• [EXERCISE REQUIREMENTS]: In the listing below, find the line containing "Write a Python" and the line containing "from matplotlib.lines import Line2D". Repeat exactly those two lines and every line between them, nothing more.

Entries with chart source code
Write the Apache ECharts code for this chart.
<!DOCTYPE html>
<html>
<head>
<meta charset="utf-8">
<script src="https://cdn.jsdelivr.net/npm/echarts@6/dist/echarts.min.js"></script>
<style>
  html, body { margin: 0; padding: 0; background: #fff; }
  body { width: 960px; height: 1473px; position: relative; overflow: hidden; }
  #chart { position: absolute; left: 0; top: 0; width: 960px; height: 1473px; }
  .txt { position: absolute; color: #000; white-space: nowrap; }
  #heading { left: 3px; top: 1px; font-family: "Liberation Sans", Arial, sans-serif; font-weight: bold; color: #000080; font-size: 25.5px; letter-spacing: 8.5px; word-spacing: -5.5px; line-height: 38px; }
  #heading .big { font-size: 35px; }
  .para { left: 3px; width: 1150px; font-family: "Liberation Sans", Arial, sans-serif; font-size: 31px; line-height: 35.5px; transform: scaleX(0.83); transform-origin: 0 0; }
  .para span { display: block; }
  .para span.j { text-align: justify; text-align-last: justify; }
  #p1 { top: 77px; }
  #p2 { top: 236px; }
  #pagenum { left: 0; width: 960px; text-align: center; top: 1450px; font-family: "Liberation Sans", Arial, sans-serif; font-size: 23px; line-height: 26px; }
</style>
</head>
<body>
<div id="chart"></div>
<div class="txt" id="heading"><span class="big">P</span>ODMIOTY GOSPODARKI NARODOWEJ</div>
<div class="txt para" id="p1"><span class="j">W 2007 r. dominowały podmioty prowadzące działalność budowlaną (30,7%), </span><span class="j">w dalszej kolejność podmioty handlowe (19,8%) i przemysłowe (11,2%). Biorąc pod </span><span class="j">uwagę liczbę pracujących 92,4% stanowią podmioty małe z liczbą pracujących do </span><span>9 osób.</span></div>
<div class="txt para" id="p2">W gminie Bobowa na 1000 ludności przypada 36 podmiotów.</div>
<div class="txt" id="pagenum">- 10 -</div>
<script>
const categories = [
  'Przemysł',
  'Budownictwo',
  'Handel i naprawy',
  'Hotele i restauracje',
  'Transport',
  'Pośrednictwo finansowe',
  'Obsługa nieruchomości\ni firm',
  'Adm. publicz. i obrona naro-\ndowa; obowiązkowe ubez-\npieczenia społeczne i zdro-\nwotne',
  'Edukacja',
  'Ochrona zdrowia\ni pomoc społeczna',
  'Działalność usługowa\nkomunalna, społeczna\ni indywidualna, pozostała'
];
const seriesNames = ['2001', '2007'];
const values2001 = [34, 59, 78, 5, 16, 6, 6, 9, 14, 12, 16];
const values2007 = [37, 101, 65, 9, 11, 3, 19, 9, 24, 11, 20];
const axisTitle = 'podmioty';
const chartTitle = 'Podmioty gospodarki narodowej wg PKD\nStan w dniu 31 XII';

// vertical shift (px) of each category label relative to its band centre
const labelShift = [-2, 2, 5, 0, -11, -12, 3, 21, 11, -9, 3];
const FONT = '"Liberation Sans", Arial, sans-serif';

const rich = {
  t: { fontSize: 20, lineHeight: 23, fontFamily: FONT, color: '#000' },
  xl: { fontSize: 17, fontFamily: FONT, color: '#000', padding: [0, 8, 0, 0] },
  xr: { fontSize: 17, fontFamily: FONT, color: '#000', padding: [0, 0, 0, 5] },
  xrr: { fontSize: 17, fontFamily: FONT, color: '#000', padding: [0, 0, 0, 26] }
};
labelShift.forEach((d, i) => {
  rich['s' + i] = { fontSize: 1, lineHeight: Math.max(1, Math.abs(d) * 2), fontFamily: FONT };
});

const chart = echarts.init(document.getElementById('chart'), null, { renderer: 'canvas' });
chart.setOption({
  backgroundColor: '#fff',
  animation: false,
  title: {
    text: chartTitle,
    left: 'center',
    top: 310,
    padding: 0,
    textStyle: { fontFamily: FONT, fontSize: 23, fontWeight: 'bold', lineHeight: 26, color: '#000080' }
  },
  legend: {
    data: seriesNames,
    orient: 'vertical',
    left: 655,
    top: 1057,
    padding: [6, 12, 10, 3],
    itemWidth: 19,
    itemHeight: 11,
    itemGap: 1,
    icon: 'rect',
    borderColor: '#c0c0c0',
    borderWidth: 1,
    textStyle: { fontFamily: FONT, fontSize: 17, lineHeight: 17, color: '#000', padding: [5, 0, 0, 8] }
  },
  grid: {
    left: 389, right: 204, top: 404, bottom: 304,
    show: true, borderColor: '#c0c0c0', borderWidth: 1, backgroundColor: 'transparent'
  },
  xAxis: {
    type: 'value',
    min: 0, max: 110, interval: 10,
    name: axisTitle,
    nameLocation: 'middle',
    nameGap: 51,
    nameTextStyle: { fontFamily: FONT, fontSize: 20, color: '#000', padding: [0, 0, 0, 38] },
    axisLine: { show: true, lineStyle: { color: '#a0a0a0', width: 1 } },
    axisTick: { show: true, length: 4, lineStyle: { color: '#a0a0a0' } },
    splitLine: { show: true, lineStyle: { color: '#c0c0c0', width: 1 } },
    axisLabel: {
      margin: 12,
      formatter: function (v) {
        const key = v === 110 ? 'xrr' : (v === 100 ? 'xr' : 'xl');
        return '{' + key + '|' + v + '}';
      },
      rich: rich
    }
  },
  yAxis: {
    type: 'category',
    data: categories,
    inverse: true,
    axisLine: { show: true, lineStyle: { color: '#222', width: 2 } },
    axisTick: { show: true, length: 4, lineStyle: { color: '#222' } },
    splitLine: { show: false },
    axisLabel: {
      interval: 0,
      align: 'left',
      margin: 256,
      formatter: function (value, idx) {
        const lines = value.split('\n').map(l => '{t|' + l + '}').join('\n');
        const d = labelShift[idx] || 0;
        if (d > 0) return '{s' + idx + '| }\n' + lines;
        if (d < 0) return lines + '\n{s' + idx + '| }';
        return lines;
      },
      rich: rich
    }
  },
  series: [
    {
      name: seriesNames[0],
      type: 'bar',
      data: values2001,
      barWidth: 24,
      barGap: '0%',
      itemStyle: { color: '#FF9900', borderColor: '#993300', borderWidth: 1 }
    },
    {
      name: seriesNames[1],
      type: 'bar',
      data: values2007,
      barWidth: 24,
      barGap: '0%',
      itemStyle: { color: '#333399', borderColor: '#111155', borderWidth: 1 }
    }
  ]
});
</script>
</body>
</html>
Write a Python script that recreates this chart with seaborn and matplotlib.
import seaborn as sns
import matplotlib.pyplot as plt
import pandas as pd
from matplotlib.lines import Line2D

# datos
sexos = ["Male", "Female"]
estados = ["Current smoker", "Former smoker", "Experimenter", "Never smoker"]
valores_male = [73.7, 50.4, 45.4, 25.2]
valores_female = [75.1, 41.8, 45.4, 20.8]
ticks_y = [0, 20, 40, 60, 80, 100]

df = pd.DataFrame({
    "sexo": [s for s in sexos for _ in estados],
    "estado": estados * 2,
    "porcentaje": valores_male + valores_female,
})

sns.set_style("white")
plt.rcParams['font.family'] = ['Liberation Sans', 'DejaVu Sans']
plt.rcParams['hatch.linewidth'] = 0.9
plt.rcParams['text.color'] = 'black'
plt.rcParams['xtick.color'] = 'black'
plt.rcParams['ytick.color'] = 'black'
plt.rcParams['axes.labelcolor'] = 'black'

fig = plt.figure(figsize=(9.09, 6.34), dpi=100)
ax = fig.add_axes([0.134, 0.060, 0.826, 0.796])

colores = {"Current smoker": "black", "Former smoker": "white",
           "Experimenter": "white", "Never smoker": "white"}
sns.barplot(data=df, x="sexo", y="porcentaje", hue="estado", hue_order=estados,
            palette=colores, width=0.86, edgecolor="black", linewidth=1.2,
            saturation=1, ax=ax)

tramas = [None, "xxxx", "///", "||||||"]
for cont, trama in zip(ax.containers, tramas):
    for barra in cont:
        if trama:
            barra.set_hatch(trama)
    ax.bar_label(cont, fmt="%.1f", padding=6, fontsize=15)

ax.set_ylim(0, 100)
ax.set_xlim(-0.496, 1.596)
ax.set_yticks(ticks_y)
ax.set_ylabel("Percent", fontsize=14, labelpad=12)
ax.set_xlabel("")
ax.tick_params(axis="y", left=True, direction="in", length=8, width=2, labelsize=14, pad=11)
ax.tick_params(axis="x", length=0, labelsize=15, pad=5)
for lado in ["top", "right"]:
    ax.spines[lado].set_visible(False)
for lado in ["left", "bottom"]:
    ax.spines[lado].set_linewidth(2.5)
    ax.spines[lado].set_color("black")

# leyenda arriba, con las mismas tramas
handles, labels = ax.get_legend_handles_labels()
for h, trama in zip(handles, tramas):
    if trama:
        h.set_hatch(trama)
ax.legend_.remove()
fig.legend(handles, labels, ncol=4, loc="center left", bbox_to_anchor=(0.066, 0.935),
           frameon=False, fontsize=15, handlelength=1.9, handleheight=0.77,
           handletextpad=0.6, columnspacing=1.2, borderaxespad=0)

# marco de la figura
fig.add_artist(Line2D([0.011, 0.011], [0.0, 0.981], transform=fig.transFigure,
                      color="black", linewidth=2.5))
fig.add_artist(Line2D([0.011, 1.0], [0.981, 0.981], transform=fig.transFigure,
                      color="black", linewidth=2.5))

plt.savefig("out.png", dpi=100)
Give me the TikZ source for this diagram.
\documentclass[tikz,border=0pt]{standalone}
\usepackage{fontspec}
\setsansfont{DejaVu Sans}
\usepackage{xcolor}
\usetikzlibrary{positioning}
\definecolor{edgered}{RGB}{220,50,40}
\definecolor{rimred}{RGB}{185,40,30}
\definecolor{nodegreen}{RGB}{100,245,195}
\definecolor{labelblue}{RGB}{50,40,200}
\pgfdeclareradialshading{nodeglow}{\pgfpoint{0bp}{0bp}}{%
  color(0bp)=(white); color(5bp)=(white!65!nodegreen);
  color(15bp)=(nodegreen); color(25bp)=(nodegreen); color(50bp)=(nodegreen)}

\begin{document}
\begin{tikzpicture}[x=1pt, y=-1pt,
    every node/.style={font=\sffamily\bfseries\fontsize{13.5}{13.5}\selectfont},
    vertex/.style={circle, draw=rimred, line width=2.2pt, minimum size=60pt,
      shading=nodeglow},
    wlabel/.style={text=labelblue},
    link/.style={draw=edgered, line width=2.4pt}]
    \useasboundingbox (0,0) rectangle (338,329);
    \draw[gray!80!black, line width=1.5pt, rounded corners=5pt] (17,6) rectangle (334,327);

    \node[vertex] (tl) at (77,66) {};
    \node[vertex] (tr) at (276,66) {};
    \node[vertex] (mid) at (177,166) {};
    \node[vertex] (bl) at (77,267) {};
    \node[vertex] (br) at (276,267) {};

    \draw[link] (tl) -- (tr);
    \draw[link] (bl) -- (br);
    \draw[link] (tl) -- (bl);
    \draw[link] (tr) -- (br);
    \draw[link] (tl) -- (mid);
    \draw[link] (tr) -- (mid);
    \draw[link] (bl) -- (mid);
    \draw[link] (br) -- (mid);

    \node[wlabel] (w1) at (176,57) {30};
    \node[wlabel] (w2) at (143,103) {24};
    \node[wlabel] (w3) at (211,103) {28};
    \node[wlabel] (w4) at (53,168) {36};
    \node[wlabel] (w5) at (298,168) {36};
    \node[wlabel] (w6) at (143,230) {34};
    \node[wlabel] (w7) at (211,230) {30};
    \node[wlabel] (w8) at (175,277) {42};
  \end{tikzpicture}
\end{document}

• [RESULT OF THE EXERCISE]:
Write a Python script that recreates this chart with seaborn and matplotlib.
import seaborn as sns
import matplotlib.pyplot as plt
import pandas as pd
from matplotlib.lines import Line2D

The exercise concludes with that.